◆ WRITTEN INSTRUCTION ◆
Copy each line of the listing below exactly.

---------- DATA BLOCK ----------

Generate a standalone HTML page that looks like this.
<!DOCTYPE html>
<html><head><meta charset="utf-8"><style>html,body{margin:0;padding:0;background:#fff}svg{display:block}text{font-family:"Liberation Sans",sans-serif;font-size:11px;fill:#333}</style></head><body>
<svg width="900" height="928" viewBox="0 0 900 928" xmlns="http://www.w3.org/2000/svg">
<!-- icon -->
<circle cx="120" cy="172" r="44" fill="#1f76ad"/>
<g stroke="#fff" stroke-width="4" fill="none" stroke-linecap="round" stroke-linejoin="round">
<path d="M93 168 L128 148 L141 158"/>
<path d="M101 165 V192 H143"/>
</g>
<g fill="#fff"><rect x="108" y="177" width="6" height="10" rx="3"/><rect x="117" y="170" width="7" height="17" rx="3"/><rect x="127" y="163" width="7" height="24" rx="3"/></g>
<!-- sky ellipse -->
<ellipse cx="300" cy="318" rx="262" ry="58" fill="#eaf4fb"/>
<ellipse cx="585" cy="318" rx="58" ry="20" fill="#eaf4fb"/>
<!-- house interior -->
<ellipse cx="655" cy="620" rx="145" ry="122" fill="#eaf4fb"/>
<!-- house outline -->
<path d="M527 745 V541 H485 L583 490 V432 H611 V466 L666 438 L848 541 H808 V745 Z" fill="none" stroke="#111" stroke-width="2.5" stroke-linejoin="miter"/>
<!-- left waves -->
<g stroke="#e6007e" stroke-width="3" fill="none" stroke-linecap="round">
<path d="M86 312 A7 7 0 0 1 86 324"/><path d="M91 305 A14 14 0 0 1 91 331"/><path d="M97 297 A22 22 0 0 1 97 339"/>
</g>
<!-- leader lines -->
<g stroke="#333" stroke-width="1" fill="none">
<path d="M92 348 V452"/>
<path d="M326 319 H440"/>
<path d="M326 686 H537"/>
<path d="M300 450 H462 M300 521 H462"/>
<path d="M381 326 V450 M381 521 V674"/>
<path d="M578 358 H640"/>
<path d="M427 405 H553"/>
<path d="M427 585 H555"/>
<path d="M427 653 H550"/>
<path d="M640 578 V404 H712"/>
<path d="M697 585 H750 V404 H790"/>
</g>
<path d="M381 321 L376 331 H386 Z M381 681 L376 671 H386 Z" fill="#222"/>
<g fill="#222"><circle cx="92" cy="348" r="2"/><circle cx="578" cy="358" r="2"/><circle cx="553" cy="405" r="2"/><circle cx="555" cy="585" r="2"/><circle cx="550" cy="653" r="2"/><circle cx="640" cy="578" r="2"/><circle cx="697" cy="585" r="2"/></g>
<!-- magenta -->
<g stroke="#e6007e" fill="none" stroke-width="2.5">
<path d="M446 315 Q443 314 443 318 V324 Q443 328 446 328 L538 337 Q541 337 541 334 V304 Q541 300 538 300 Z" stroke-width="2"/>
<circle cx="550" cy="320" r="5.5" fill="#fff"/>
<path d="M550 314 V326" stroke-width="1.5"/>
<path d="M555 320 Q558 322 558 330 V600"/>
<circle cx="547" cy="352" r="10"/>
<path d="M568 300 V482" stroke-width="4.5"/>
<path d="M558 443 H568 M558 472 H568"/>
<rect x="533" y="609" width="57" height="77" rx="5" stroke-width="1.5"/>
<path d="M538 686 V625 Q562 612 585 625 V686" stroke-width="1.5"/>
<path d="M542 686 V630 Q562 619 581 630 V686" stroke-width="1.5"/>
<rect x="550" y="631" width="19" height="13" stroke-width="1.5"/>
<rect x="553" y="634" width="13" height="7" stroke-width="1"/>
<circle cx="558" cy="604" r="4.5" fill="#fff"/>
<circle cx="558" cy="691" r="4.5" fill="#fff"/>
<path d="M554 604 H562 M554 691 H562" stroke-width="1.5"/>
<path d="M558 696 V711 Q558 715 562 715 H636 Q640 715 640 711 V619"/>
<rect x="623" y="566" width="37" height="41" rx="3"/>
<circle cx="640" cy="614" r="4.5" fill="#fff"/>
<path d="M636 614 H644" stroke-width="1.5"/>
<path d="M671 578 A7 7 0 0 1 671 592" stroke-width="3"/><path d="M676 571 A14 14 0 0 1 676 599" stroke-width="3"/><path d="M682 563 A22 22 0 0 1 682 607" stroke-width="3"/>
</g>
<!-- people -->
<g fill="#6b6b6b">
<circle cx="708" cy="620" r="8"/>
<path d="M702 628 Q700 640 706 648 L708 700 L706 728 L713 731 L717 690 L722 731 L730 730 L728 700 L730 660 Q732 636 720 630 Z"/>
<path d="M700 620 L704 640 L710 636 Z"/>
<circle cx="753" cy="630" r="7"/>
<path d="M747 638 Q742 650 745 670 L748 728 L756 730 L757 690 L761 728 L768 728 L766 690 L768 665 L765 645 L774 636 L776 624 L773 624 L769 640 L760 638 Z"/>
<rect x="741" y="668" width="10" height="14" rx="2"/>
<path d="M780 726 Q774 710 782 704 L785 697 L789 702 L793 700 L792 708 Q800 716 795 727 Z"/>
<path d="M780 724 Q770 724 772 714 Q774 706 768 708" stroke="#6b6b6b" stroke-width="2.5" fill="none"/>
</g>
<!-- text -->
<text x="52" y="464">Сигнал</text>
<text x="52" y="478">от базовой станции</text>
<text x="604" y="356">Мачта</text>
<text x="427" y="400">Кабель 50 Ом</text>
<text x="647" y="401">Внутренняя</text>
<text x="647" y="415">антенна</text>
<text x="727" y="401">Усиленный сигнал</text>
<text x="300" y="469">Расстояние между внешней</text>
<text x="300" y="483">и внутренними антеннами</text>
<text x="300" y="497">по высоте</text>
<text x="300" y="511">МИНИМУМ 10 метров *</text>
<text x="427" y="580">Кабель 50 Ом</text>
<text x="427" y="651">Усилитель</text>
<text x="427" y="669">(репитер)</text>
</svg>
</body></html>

----------

◆ FINAL RESULT ◆
Generate a standalone HTML page that looks like this.
<!DOCTYPE html>
<html><head><meta charset="utf-8"><style>html,body{margin:0;padding:0;background:#fff}svg{display:block}text{font-family:"Liberation Sans",sans-serif;font-size:11px;fill:#333}</style></head><body>
<svg width="900" height="928" viewBox="0 0 900 928" xmlns="http://www.w3.org/2000/svg">
<!-- icon -->
<circle cx="120" cy="172" r="44" fill="#1f76ad"/>
<g stroke="#fff" stroke-width="4" fill="none" stroke-linecap="round" stroke-linejoin="round">
<path d="M93 168 L128 148 L141 158"/>
<path d="M101 165 V192 H143"/>
</g>
<g fill="#fff"><rect x="108" y="177" width="6" height="10" rx="3"/><rect x="117" y="170" width="7" height="17" rx="3"/><rect x="127" y="163" width="7" height="24" rx="3"/></g>
<!-- sky ellipse -->
<ellipse cx="300" cy="318" rx="262" ry="58" fill="#eaf4fb"/>
<ellipse cx="585" cy="318" rx="58" ry="20" fill="#eaf4fb"/>
<!-- house interior -->
<ellipse cx="655" cy="620" rx="145" ry="122" fill="#eaf4fb"/>
<!-- house outline -->
<path d="M527 745 V541 H485 L583 490 V432 H611 V466 L666 438 L848 541 H808 V745 Z" fill="none" stroke="#111" stroke-width="2.5" stroke-linejoin="miter"/>
<!-- left waves -->
<g stroke="#e6007e" stroke-width="3" fill="none" stroke-linecap="round">
<path d="M86 312 A7 7 0 0 1 86 324"/><path d="M91 305 A14 14 0 0 1 91 331"/><path d="M97 297 A22 22 0 0 1 97 339"/>
</g>
<!-- leader lines -->
<g stroke="#333" stroke-width="1" fill="none">
<path d="M92 348 V452"/>
<path d="M326 319 H440"/>
<path d="M326 686 H537"/>
<path d="M300 450 H462 M300 521 H462"/>
<path d="M381 326 V450 M381 521 V674"/>
<path d="M578 358 H640"/>
<path d="M427 405 H553"/>
<path d="M427 585 H555"/>
<path d="M427 653 H550"/>
<path d="M640 578 V404 H712"/>
<path d="M697 585 H750 V404 H790"/>
</g>
<path d="M381 321 L376 331 H386 Z M381 681 L376 671 H386 Z" fill="#222"/>
<g fill="#222"><circle cx="92" cy="348" r="2"/><circle cx="578" cy="358" r="2"/><circle cx="553" cy="405" r="2"/><circle cx="555" cy="585" r="2"/><circle cx="550" cy="653" r="2"/><circle cx="640" cy="578" r="2"/><circle cx="697" cy="585" r="2"/></g>
<!-- magenta -->
<g stroke="#e6007e" fill="none" stroke-width="2.5">
<path d="M446 315 Q443 314 443 318 V324 Q443 328 446 328 L538 337 Q541 337 541 334 V304 Q541 300 538 300 Z" stroke-width="2"/>
<circle cx="550" cy="320" r="5.5" fill="#fff"/>
<path d="M550 314 V326" stroke-width="1.5"/>
<path d="M555 320 Q558 322 558 330 V600"/>
<circle cx="547" cy="352" r="10"/>
<path d="M568 300 V482" stroke-width="4.5"/>
<path d="M558 443 H568 M558 472 H568"/>
<rect x="533" y="609" width="57" height="77" rx="5" stroke-width="1.5"/>
<path d="M538 686 V625 Q562 612 585 625 V686" stroke-width="1.5"/>
<path d="M542 686 V630 Q562 619 581 630 V686" stroke-width="1.5"/>
<rect x="550" y="631" width="19" height="13" stroke-width="1.5"/>
<rect x="553" y="634" width="13" height="7" stroke-width="1"/>
<circle cx="558" cy="604" r="4.5" fill="#fff"/>
<circle cx="558" cy="691" r="4.5" fill="#fff"/>
<path d="M554 604 H562 M554 691 H562" stroke-width="1.5"/>
<path d="M558 696 V711 Q558 715 562 715 H636 Q640 715 640 711 V619"/>
<rect x="623" y="566" width="37" height="41" rx="3"/>
<circle cx="640" cy="614" r="4.5" fill="#fff"/>
<path d="M636 614 H644" stroke-width="1.5"/>
<path d="M671 578 A7 7 0 0 1 671 592" stroke-width="3"/><path d="M676 571 A14 14 0 0 1 676 599" stroke-width="3"/><path d="M682 563 A22 22 0 0 1 682 607" stroke-width="3"/>
</g>
<!-- people -->
<g fill="#6b6b6b">
<circle cx="708" cy="620" r="8"/>
<path d="M702 628 Q700 640 706 648 L708 700 L706 728 L713 731 L717 690 L722 731 L730 730 L728 700 L730 660 Q732 636 720 630 Z"/>
<path d="M700 620 L704 640 L710 636 Z"/>
<circle cx="753" cy="630" r="7"/>
<path d="M747 638 Q742 650 745 670 L748 728 L756 730 L757 690 L761 728 L768 728 L766 690 L768 665 L765 645 L774 636 L776 624 L773 624 L769 640 L760 638 Z"/>
<rect x="741" y="668" width="10" height="14" rx="2"/>
<path d="M780 726 Q774 710 782 704 L785 697 L789 702 L793 700 L792 708 Q800 716 795 727 Z"/>
<path d="M780 724 Q770 724 772 714 Q774 706 768 708" stroke="#6b6b6b" stroke-width="2.5" fill="none"/>
</g>
<!-- text -->
<text x="52" y="464">Сигнал</text>
<text x="52" y="478">от базовой станции</text>
<text x="604" y="356">Мачта</text>
<text x="427" y="400">Кабель 50 Ом</text>
<text x="647" y="401">Внутренняя</text>
<text x="647" y="415">антенна</text>
<text x="727" y="401">Усиленный сигнал</text>
<text x="300" y="469">Расстояние между внешней</text>
<text x="300" y="483">и внутренними антеннами</text>
<text x="300" y="497">по высоте</text>
<text x="300" y="511">МИНИМУМ 10 метров *</text>
<text x="427" y="580">Кабель 50 Ом</text>
<text x="427" y="651">Усилитель</text>
<text x="427" y="669">(репитер)</text>
</svg>
</body></html>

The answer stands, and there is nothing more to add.